--- Prompt ---
Print them exactly: the lines from the beginning of the entries below through the line that contains "300000, 400000, 500000];", and only those, with the pictures left out.

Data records
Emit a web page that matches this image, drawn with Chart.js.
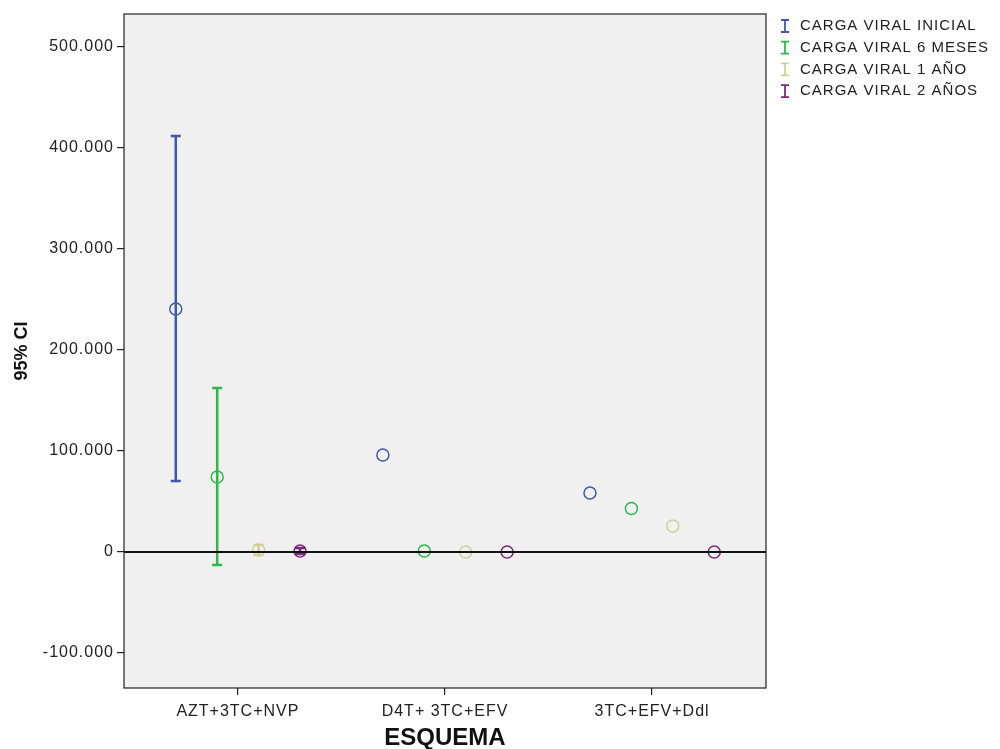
<!DOCTYPE html>
<html>
<head>
<meta charset="utf-8">
<script src="https://cdn.jsdelivr.net/npm/chart.js@4/dist/chart.umd.min.js"></script>
<style>
  html, body { margin: 0; padding: 0; background: #fff; }
  #wrap { width: 1000px; height: 749px; }
</style>
</head>
<body>
<div id="wrap"><canvas id="chart" width="1000" height="749"></canvas></div>
<script>
// data
const categories = ['AZT+3TC+NVP', 'D4T+ 3TC+EFV', '3TC+EFV+Ddl'];
const seriesNames = ['CARGA VIRAL INICIAL', 'CARGA VIRAL 6 MESES', 'CARGA VIRAL 1 AÑO', 'CARGA VIRAL 2 AÑOS'];
const seriesColors = ['#3E58AC', '#2EB848', '#D3CE97', '#7C287D'];

const inicialMean = [240600, 96000, 58400];
const inicialLow = [70300, null, null];
const inicialHigh = [411900, null, null];

const meses6Mean = [74300, 1000, 43000];
const meses6Low = [-12900, null, null];
const meses6High = [162400, null, null];

const anio1Mean = [2000, 0, 25700];
const anio1Low = [-3000, null, null];
const anio1High = [7000, null, null];

const anios2Mean = [1000, 0, 0];
const anios2Low = [-2000, null, null];
const anios2High = [4000, null, null];

const yTicks = [-100000, 0, 100000, 200000, 300000, 400000, 500000];

const means = [inicialMean, meses6Mean, anio1Mean, anios2Mean];
const lows = [inicialLow, meses6Low, anio1Low, anios2Low];
const highs = [inicialHigh, meses6High, anio1High, anios2High];
const offsets = [-0.3, -0.1, 0.1, 0.3];

const FONT = '"Liberation Sans", Arial, sans-serif';

function fmt(v) {
    const s = Math.abs(v).toString().replace(/\B(?=(\d{3})+(?!\d))/g, '.');
    return (v < 0 ? '-' : '') + s;
}

const datasets = seriesNames.map((name, i) => ({
    label: name,
    data: means[i].map((m, c) => ({ x: c + offsets[i], y: m })),
    borderColor: seriesColors[i],
    backgroundColor: 'rgba(0,0,0,0)',
    pointStyle: 'circle',
    pointRadius: 6,
    pointHoverRadius: 6,
    pointBorderWidth: 1.5,
    showLine: false
}));

const framePlugin = {
    id: 'frame',
    beforeDraw(chart) {
        const { ctx, chartArea: a } = chart;
        ctx.letterSpacing = '1px';  // the reference text is set wide
        ctx.save();
        ctx.fillStyle = '#f0f0f0';
        ctx.fillRect(a.left, a.top, a.right - a.left, a.bottom - a.top);
        ctx.restore();
    },
    beforeDatasetsDraw(chart) {
        const { ctx } = chart;
        const xs = chart.scales.x, ys = chart.scales.y;
        ctx.save();
        ctx.lineWidth = 2.5;
        for (let i = 0; i < seriesNames.length; i++) {
            ctx.strokeStyle = seriesColors[i];
            for (let c = 0; c < categories.length; c++) {
                if (lows[i][c] === null) continue;
                const px = xs.getPixelForValue(c + offsets[i]);
                const y1 = ys.getPixelForValue(lows[i][c]);
                const y2 = ys.getPixelForValue(highs[i][c]);
                ctx.beginPath();
                ctx.moveTo(px, y1); ctx.lineTo(px, y2);
                ctx.moveTo(px - 5, y1); ctx.lineTo(px + 5, y1);
                ctx.moveTo(px - 5, y2); ctx.lineTo(px + 5, y2);
                ctx.stroke();
            }
        }
        ctx.restore();
    },
    afterDatasetsDraw(chart) {
        const { ctx, chartArea: a } = chart;
        const y0 = chart.scales.y.getPixelForValue(0);
        ctx.save();
        ctx.strokeStyle = '#111';
        ctx.lineWidth = 2;
        ctx.beginPath();
        ctx.moveTo(a.left, y0); ctx.lineTo(a.right, y0);
        ctx.stroke();
        ctx.lineWidth = 1.2;
        ctx.strokeStyle = '#222';
        ctx.strokeRect(a.left, a.top, a.right - a.left, a.bottom - a.top);

        // legend
        ctx.font = '15px ' + FONT;
        ctx.textBaseline = 'middle';
        seriesNames.forEach((name, i) => {
            const ly = 26 + i * 21.7;
            const lx = 785;
            ctx.strokeStyle = seriesColors[i];
            ctx.lineWidth = 1.8;
            ctx.beginPath();
            ctx.moveTo(lx, ly - 6); ctx.lineTo(lx, ly + 6);
            ctx.moveTo(lx - 4, ly - 6); ctx.lineTo(lx + 4, ly - 6);
            ctx.moveTo(lx - 4, ly + 6); ctx.lineTo(lx + 4, ly + 6);
            ctx.stroke();
            ctx.fillStyle = '#222';
            ctx.fillText(name, 800, ly);
        });

        // axis titles
        ctx.letterSpacing = '0px';
        ctx.fillStyle = '#111';
        ctx.textAlign = 'center';
        ctx.font = 'bold 24px ' + FONT;
        ctx.fillText('ESQUEMA', (a.left + a.right) / 2, 738);
        ctx.translate(22, (a.top + a.bottom) / 2);
        ctx.rotate(-Math.PI / 2);
        ctx.font = 'bold 18px ' + FONT;
        ctx.fillText('95% CI', 0, 0);
        ctx.restore();
    }
};

new Chart(document.getElementById('chart'), {
    type: 'scatter',
    data: { datasets: datasets },
    options: {
        responsive: false,
        animation: false,
        layout: { padding: { top: 14, right: 234, left: 0, bottom: 0 } },
        plugins: { legend: { display: false }, tooltip: { enabled: false } },
        scales: {
            x: {
                type: 'linear',
                min: -0.55,
                max: 2.55,
                afterBuildTicks: s => { s.ticks = categories.map((c, i) => ({ value: i })); },
                afterFit: s => { s.height = 61; },
                grid: { drawOnChartArea: false, drawTicks: true, tickLength: 7, color: '#222', lineWidth: 1.2 },
                border: { display: false },
                ticks: {
                    callback: v => categories[v],
                    color: '#222',
                    font: { size: 16, family: FONT },
                    padding: 7,
                    maxRotation: 0
                }
            },
            y: {
                min: -134700,
                max: 532700,
                afterBuildTicks: s => { s.ticks = yTicks.map(v => ({ value: v })); },
                afterFit: s => { s.width = 124; },
                grid: { drawOnChartArea: false, drawTicks: true, tickLength: 7, color: '#222', lineWidth: 1.2 },
                border: { display: false },
                ticks: {
                    callback: v => fmt(v),
                    color: '#222',
                    font: { size: 16, family: FONT },
                    padding: 3
                }
            }
        }
    },
    plugins: [framePlugin]
});
</script>
</body>
</html>
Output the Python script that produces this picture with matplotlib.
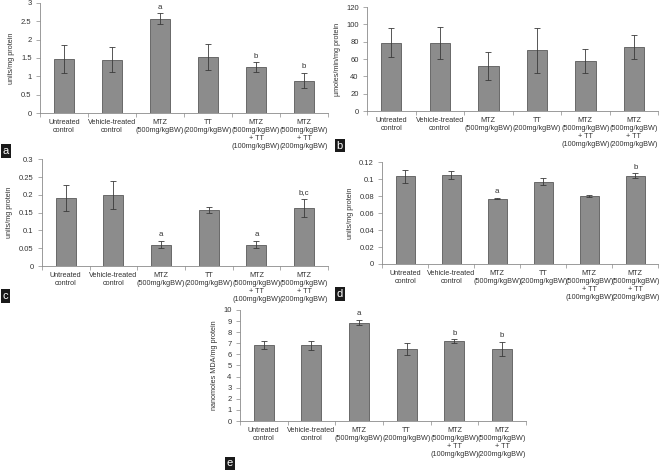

--- Completed exercise ---
Emit a web page that matches this image, drawn with Chart.js.
<!DOCTYPE html>
<html>
<head>
<meta charset="utf-8">
<script src="https://cdn.jsdelivr.net/npm/chart.js@4/dist/chart.umd.min.js"></script>
<style>
  html, body { margin: 0; padding: 0; background: #fff; }
  #wrap { width: 1000px; height: 749px; }
</style>
</head>
<body>
<div id="wrap"><canvas id="chart" width="1000" height="749"></canvas></div>
<script>
// data
const categories = ['AZT+3TC+NVP', 'D4T+ 3TC+EFV', '3TC+EFV+Ddl'];
const seriesNames = ['CARGA VIRAL INICIAL', 'CARGA VIRAL 6 MESES', 'CARGA VIRAL 1 AÑO', 'CARGA VIRAL 2 AÑOS'];
const seriesColors = ['#3E58AC', '#2EB848', '#D3CE97', '#7C287D'];

const inicialMean = [240600, 96000, 58400];
const inicialLow = [70300, null, null];
const inicialHigh = [411900, null, null];

const meses6Mean = [74300, 1000, 43000];
const meses6Low = [-12900, null, null];
const meses6High = [162400, null, null];

const anio1Mean = [2000, 0, 25700];
const anio1Low = [-3000, null, null];
const anio1High = [7000, null, null];

const anios2Mean = [1000, 0, 0];
const anios2Low = [-2000, null, null];
const anios2High = [4000, null, null];

const yTicks = [-100000, 0, 100000, 200000, 300000, 400000, 500000];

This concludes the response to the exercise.